袁年興,朱海龍
(1.武漢科技大學 文法與經濟學院,湖北 武漢 430081;2.武漢科技大學 人文社會科學高等研究院,湖北 武漢,430081)
如何通過同一的心理認同來鑄牢民族共同體意識,這是現代民族國家實現長治久安的根本性問題。對此,國內學界普遍認識到了政治認同在鑄牢民族共同體意識中的重要意義。正如范可指出“民族共同體的發展離不開認同的支撐。這一事實決定了鑄牢共同體意識必須考慮到集體與個體二者”[1];郝時遠強調社會主義核心價值觀對鑄牢中華民族共同體意識的引領作用[2];高永久認為“國家認同是國家治理現代化和鑄牢中華民族共同體意識互構互促的中間變量”[3];周平強調“正視并弘揚中華民族的‘全民一體’屬性,關乎能否對中華民族形成完整、準確的認知,關乎對中華民族朝著什么樣的方向去進行想象,關乎以什么樣的方式去對中華民族進行進一步的塑造”[4]。已有研究表明,政治認同涉及價值、情感及認知等諸多要素,對于鑄牢民族共同體意識具有重要的整合功能。但是,政治認同何以可能,且又如何鑄牢民族共同體意識呢?相關未竟議題顯然需要進一步聚焦于一個重要的環節——銜接微觀個體和宏觀共同體的政治過程。

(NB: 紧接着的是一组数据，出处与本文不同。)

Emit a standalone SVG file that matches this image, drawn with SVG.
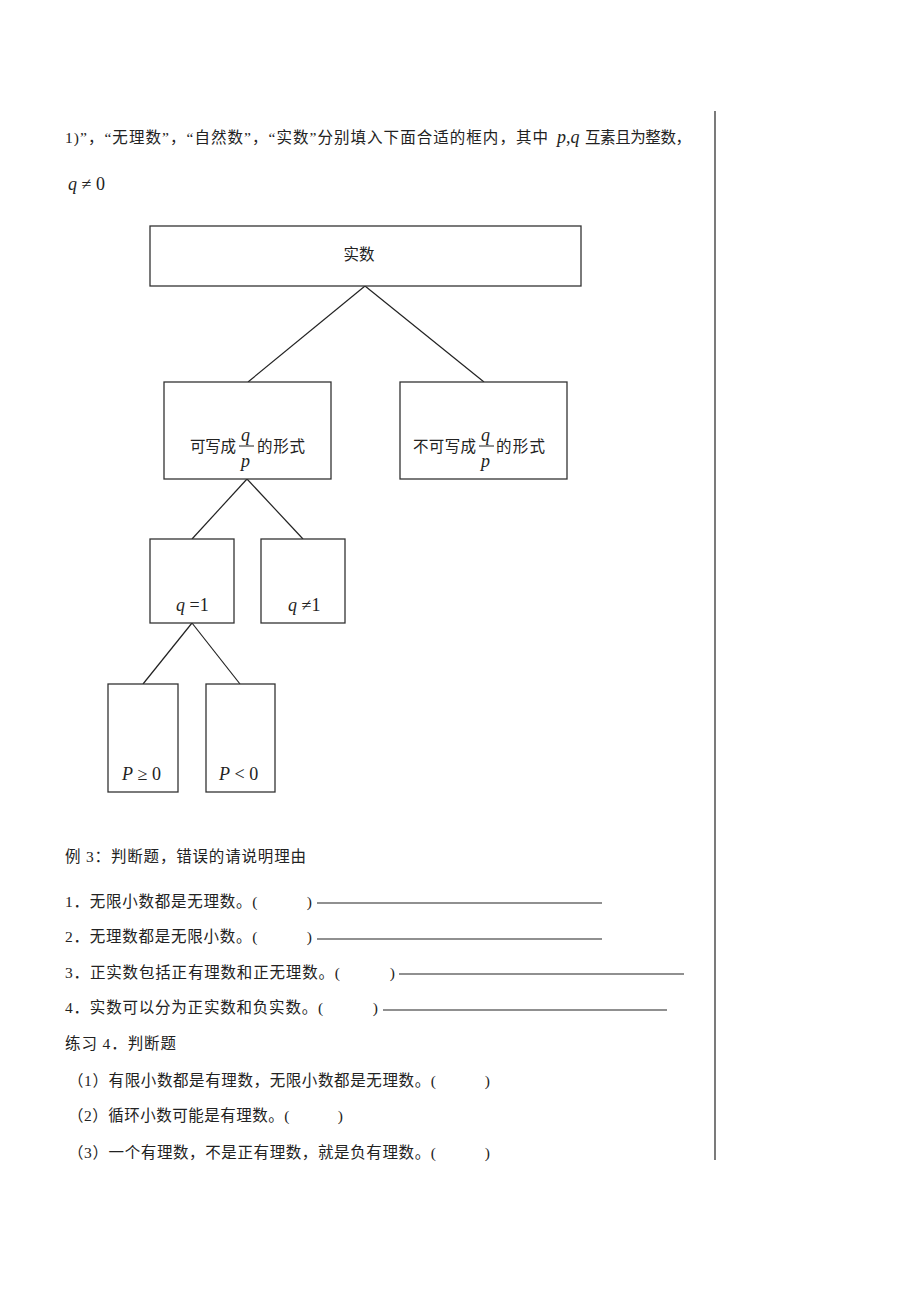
<svg xmlns="http://www.w3.org/2000/svg" width="920" height="1302" viewBox="0 0 920 1302">
<style>
.t{font-family:"Liberation Serif","Noto Sans CJK SC",serif;font-size:15.5px;fill:#222}
.m{font-family:"Liberation Serif",serif;font-size:18px;font-style:italic;fill:#222}
.n{font-family:"Liberation Serif",serif;font-size:18px;fill:#222}
.b{fill:#fff;stroke:#333;stroke-width:1.3}
.c line{stroke:#222;stroke-width:1.2}
.u{stroke:#222;stroke-width:1.2}
</style>
<rect width="920" height="1302" fill="#fff"/>
<line x1="715" y1="111" x2="715" y2="1160" stroke="#333" stroke-width="1.3"/>
<text class="t" x="65" y="143" textLength="483" lengthAdjust="spacing">1)”，“无理数”，“自然数”，“实数”分别填入下面合适的框内，其中</text>
<text x="557" y="143"><tspan class="m">p</tspan><tspan class="n">,</tspan><tspan class="m">q</tspan></text>
<text class="t" x="585" y="143" textLength="106" lengthAdjust="spacing">互素且为整数，</text>
<text x="68" y="190"><tspan class="m">q</tspan><tspan class="n"> ≠ 0</tspan></text>
<g class="c" id="connectors">
<line x1="365" y1="286" x2="248" y2="382"/>
<line x1="365" y1="286" x2="484" y2="382"/>
<line x1="247" y1="479" x2="192" y2="539"/>
<line x1="247" y1="479" x2="303" y2="539"/>
<line x1="192" y1="623" x2="143" y2="684"/>
<line x1="192" y1="623" x2="240" y2="684"/>
</g>
<g id="real">
<rect class="b" x="150" y="226" width="431" height="60"/>
<text class="t" x="359" y="260" text-anchor="middle">实数</text>
</g>
<g id="rational">
<rect class="b" x="164" y="382" width="167" height="97"/>
<text class="t" x="190" y="452" textLength="46" lengthAdjust="spacing">可写成</text>
<text class="m" x="241" y="441">q</text>
<line x1="239" y1="446" x2="254" y2="446" stroke="#222" stroke-width="1"/>
<text class="m" x="241" y="467">p</text>
<text class="t" x="257" y="452" textLength="48" lengthAdjust="spacing">的形式</text>
</g>
<g id="irrational">
<rect class="b" x="400" y="382" width="167" height="97"/>
<text class="t" x="413" y="452" textLength="63" lengthAdjust="spacing">不可写成</text>
<text class="m" x="481" y="441">q</text>
<line x1="479" y1="446" x2="494" y2="446" stroke="#222" stroke-width="1"/>
<text class="m" x="481" y="467">p</text>
<text class="t" x="496" y="452" textLength="49" lengthAdjust="spacing">的形式</text>
</g>
<g id="q1">
<rect class="b" x="150" y="539" width="84" height="84"/>
<text x="176" y="611"><tspan class="m">q</tspan><tspan class="n"> =1</tspan></text>
</g>
<g id="qn1">
<rect class="b" x="261" y="539" width="84" height="84"/>
<text x="288" y="611"><tspan class="m">q</tspan><tspan class="n"> ≠1</tspan></text>
</g>
<g id="pge0">
<rect class="b" x="108" y="684" width="70" height="108"/>
<text x="122" y="780"><tspan class="m">P</tspan><tspan class="n"> ≥ 0</tspan></text>
</g>
<g id="plt0">
<rect class="b" x="206" y="684" width="69" height="108"/>
<text x="219" y="780"><tspan class="m">P</tspan><tspan class="n"> &lt; 0</tspan></text>
</g>
<text class="t" x="65" y="862" textLength="241" lengthAdjust="spacing">例 3：判断题，错误的请说明理由</text>
<text class="t" x="65" y="907" textLength="247" lengthAdjust="spacing">1．无限小数都是无理数。(　　　)</text>
<line class="u" x1="317" y1="903" x2="602" y2="903"/>
<text class="t" x="65" y="942" textLength="247" lengthAdjust="spacing">2．无理数都是无限小数。(　　　)</text>
<line class="u" x1="317" y1="939" x2="602" y2="939"/>
<text class="t" x="65" y="978" textLength="330" lengthAdjust="spacing">3．正实数包括正有理数和正无理数。(　　　)</text>
<line class="u" x1="399" y1="974" x2="684" y2="974"/>
<text class="t" x="65" y="1013" textLength="313" lengthAdjust="spacing">4．实数可以分为正实数和负实数。(　　　)</text>
<line class="u" x1="383" y1="1010" x2="667" y2="1010"/>
<text class="t" x="65" y="1049" textLength="111" lengthAdjust="spacing">练习 4．判断题</text>
<text class="t" x="68" y="1086" textLength="422" lengthAdjust="spacing">（1）有限小数都是有理数，无限小数都是无理数。(　　　)</text>
<text class="t" x="68" y="1121" textLength="275" lengthAdjust="spacing">（2）循环小数可能是有理数。(　　　)</text>
<text class="t" x="68" y="1158" textLength="422" lengthAdjust="spacing">（3）一个有理数，不是正有理数，就是负有理数。(　　　)</text>
</svg>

在社會心理學的視角下,共同體意識屬于群體心理形成的社會現象,同一的身份認同是決定群體現象(凝聚力、合作和利他主義、情緒感染和移情、集體行動等)的必要條件——個體一旦能夠將自己所占據的結構性角色位置進行運用,便可以形成清晰的共同體認知,這也意味著相對固定的社會角色能夠為共同體認同提供一種結構性的基礎。[5](P.385)因此,國外一些學者致力于從身份的視角探索共同體形成的心理基石,如哈貝馬斯的“憲法公民社會”、艾利斯·馬瑞恩·楊的“差異性公民身份”、戴維·赫爾德的“復合公民身份”,等等。只是,由于相關研究過于強調公民身份在政治理念和體制層面的歐美模式,“它在某種程度上是以一種修辭和煽動的方式提出一種社會學的而非一個辯論性觀點”[6](《代譯序》,P.13)。吉登斯甚至指出,國家主權導向的民族主義與公民身份權存在著復雜的張力結構[7](P.262),公民身份更加容易刺激民族主義向多元化發展,具有不確定性的風險。

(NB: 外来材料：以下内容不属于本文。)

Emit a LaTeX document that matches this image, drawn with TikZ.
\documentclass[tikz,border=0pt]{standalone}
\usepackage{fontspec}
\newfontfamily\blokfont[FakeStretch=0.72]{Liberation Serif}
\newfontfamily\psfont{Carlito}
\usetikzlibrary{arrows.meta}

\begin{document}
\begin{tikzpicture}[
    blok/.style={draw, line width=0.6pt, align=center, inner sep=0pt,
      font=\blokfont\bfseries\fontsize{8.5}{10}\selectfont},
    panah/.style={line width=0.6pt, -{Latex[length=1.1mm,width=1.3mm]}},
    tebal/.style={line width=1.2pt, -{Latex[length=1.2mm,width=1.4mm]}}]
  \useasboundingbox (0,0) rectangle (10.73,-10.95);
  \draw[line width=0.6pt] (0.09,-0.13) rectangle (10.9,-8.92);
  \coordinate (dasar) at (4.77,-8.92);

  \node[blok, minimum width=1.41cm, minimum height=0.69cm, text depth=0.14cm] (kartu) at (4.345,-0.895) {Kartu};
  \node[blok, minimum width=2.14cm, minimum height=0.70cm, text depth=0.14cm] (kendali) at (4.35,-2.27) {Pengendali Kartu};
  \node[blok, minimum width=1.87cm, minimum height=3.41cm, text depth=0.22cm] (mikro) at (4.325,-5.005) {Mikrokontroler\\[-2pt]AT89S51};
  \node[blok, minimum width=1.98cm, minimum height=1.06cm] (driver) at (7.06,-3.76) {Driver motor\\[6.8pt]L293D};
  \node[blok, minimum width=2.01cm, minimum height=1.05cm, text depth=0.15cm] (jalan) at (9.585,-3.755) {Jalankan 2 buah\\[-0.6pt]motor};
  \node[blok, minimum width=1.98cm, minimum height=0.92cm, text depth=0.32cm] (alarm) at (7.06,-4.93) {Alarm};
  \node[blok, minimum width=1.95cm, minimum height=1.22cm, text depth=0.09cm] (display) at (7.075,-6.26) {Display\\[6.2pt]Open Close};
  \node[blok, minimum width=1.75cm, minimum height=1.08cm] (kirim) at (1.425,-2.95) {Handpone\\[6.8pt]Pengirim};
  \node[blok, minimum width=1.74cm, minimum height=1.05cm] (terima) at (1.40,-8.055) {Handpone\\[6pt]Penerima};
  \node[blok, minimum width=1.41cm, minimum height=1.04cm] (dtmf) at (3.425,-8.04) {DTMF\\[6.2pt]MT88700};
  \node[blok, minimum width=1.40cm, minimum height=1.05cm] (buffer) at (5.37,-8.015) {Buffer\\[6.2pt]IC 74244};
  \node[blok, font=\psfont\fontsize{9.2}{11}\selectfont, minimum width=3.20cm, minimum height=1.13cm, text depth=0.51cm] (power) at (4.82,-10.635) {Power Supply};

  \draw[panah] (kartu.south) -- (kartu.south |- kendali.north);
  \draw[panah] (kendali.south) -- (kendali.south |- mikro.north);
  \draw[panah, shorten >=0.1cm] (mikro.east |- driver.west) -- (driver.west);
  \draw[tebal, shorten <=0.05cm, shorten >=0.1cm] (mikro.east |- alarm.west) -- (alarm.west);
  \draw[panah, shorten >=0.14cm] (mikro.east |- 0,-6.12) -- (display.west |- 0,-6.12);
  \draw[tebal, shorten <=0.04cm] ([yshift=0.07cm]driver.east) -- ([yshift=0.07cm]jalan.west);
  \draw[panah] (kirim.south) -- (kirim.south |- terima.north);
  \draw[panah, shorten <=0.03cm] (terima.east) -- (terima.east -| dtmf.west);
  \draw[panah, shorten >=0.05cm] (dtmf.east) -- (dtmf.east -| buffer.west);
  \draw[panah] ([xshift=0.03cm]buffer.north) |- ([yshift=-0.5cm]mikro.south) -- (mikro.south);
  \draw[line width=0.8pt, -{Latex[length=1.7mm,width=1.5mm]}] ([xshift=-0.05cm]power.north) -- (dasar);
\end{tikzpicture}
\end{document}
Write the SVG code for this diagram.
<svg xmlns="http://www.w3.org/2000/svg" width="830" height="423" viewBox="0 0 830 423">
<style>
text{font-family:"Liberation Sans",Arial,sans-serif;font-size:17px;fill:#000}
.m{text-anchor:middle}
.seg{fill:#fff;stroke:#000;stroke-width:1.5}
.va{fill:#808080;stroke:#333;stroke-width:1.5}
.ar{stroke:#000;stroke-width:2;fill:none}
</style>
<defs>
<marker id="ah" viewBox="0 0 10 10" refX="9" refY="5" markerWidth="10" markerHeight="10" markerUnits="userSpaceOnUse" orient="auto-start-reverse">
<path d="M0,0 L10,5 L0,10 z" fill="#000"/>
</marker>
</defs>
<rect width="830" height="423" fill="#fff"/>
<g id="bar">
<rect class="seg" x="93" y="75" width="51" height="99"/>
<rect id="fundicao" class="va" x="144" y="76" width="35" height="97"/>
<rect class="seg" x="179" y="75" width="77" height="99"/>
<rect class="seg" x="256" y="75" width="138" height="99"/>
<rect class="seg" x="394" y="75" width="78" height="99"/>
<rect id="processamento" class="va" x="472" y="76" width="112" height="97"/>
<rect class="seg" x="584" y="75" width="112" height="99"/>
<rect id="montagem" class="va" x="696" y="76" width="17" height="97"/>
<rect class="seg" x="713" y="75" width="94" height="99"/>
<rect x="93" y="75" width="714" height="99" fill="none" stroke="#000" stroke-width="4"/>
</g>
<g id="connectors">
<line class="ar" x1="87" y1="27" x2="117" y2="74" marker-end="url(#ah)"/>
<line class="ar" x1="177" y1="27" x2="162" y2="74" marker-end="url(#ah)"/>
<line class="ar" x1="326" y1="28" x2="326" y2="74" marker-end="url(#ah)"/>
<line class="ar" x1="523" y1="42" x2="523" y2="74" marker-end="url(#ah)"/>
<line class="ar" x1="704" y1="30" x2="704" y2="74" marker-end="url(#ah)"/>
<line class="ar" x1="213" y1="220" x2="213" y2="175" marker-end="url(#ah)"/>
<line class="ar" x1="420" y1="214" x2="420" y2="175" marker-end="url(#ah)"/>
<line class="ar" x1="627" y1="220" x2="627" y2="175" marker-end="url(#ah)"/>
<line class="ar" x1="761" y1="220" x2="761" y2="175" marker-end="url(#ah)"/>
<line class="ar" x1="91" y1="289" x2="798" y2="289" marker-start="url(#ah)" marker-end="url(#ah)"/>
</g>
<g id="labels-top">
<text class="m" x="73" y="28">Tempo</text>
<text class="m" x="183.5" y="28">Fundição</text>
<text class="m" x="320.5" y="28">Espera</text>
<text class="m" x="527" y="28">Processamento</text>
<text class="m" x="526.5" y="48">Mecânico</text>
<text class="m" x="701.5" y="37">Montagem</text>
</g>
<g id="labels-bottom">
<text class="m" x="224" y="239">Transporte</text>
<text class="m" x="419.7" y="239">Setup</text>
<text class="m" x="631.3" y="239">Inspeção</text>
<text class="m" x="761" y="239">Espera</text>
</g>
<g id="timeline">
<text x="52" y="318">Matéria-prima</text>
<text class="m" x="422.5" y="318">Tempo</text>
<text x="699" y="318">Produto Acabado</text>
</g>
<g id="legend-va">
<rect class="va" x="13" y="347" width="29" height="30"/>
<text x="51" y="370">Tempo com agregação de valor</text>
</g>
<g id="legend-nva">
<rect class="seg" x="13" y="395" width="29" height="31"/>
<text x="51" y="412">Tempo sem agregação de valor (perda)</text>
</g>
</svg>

事實上,相關問題在近代中國歷史中有著清晰的經驗與教訓。在近代中國,基于政治認同目標的身份設計經歷了一個從“子民”到“國民”的解構和重構過程。在中國傳統社會,共同體的認同與“家國”社會形態密不可分。從家之“子”到王朝之“民”,個體作為“子民”被置于儒家倫理的角色體系之中。鴉片戰爭之后,在亡國滅種的危機下,民主主義與民族主義思潮興起,并解構了這種“君長”身份體系。中華民國的成立不僅表明“國民”身份體系及其政治倫理的確立,同時還意味著“合漢、滿、蒙、回、藏諸地為一國,即合漢、滿、蒙、回、藏諸族為一人。是曰民族之統一”[8](P.86),這也構成近代中國作為一個現代民族國家的雛形。從“子民”到“國民”,民國時期身份體系的重構雖然在一定程度上有效整合了近代以來的各種新興力量,然而代表“子民”身份的鄉紳仍然擁有強大的社會控制能力,嚴重削弱了中華民國建立一種新的身份體系的努力,導致國家是“國民”的國家,而社會卻是“子民”的社會[9],中華民族共同體在國家與社會的二元對立中依然危機重重。

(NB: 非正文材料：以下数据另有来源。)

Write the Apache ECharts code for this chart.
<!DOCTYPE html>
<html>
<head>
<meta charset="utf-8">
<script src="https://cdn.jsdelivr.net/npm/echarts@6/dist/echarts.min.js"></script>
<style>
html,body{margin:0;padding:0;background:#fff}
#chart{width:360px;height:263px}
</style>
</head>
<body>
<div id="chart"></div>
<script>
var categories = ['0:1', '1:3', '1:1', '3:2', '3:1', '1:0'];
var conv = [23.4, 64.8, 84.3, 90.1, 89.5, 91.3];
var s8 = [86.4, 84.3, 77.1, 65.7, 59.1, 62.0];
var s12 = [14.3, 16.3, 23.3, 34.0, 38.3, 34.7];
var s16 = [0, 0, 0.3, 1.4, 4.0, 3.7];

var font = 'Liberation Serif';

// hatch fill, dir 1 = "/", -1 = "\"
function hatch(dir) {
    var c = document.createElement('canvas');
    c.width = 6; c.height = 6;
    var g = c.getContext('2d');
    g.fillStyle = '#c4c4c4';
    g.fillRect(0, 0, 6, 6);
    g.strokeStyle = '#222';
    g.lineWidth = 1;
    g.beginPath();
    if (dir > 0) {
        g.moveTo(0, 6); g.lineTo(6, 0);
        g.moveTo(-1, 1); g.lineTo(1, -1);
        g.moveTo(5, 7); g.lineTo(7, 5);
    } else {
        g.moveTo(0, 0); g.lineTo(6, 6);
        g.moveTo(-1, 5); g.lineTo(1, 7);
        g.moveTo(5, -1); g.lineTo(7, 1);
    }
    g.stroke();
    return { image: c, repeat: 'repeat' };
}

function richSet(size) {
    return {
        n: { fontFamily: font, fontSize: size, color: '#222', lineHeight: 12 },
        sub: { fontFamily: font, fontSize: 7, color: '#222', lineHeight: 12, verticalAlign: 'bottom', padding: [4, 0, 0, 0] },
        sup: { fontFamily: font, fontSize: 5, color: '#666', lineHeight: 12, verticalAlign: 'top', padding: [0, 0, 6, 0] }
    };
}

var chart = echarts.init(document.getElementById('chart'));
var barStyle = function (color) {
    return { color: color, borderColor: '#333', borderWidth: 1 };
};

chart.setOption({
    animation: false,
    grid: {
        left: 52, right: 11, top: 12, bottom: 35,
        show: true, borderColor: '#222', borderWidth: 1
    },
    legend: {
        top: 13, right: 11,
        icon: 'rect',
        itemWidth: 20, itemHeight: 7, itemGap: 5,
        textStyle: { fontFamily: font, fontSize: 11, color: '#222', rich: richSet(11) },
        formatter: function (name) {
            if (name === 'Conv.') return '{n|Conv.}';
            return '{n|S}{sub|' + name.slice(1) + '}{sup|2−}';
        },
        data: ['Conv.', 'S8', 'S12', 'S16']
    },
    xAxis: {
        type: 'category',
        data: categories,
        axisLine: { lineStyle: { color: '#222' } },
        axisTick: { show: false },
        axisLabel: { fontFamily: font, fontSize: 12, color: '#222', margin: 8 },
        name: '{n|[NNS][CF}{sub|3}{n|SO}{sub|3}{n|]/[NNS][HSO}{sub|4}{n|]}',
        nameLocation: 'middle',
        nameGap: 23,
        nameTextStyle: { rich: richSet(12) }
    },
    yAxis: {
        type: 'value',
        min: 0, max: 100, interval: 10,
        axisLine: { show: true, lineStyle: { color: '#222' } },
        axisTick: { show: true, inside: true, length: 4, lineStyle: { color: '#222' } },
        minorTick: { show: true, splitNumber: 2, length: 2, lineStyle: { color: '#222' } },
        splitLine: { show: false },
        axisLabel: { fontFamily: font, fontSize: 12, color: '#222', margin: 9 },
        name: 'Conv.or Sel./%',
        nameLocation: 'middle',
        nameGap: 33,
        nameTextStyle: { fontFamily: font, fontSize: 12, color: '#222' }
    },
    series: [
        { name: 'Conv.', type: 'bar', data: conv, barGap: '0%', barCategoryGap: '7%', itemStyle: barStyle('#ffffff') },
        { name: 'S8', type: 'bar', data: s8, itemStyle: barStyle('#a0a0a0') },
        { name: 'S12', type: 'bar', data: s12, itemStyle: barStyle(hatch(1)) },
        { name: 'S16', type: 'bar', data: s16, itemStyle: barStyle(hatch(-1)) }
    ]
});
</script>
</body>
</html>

可以明確,任何一種形式的共同體,都依賴于同一的主體身份所提供的心理認同路徑和組織形態結構。與“國民”身份不同,“人民”作為共同體的“原型”,代表一個民族國家的全體社會成員,并在政治意識形態方面具有正確性和典范性,這為個體的自我歸類提供了共同的、具有相似性的“特定品質”。喚醒個體的“人民”意識,促進分散個體形成一種無差異的中華民族共同體意識,這既是中國共產黨領導各族人民至關重要的政治過程,也是近代中國人民面臨著國破家亡威脅的理性選擇。那么,中國共產黨是如何以“人民”為中心來鑄牢中華民族共同體意識的?其中蘊含著什么樣的政治內涵和理論價值?這與以“國民”身份為中心來鑄牢中華民族共同體意識存在什么樣的區別?正是從此層意義出發,本文試圖通過分析近代以來中國共產黨鑄牢中華民族共同體意識的歷史脈絡,探索以“人民”為中心來鑄牢中華民族共同體意識的政治邏輯。
在近代中華民族意識覺醒以后,“國民”成為了社會精英層面的一個熱門話題。尤其在19世紀末20世紀初,中國知識分子使用“國民”一詞達到了高峰,宣傳國民思想的報刊也如同雨后春筍般涌現。那么,何謂“國民”?具有代表性的定義為:“所謂國民者,有參政治之權之謂也。”(1)見《說國民》,《國民報》第2期,1901年6月10日。《國民報》于1901年5月10日由秦力山、沈云翔、吉翼輝等人在日本東京正式發刊。辦報宗旨是“破中國之積弊,振國民之精神,撰述先譯,必期有關中國大局之急務,毋取空瑣,毋蹈偏私”。在這里,“國民”身份不僅是一種身份符號,而且具有非常清晰的內涵,即包含了國家與民族的雙重指向。尤其是中華民國成立后,“國民”作為政治符號的象征意義被充分表達了出來,“現在五族共和,凡蒙藏回疆各地方,同為我中華民國領土,則蒙藏回疆各民族,即同為我中華民國國民”[10](P.3)。為了鞏固“國民”身份的認同基礎,中華民國政府還大力推進“國民性”改造,從移風易俗到公民知識教育,再到政治規訓(“訓政”),喚醒“國民”成為了民國政府最為重要的政治過程。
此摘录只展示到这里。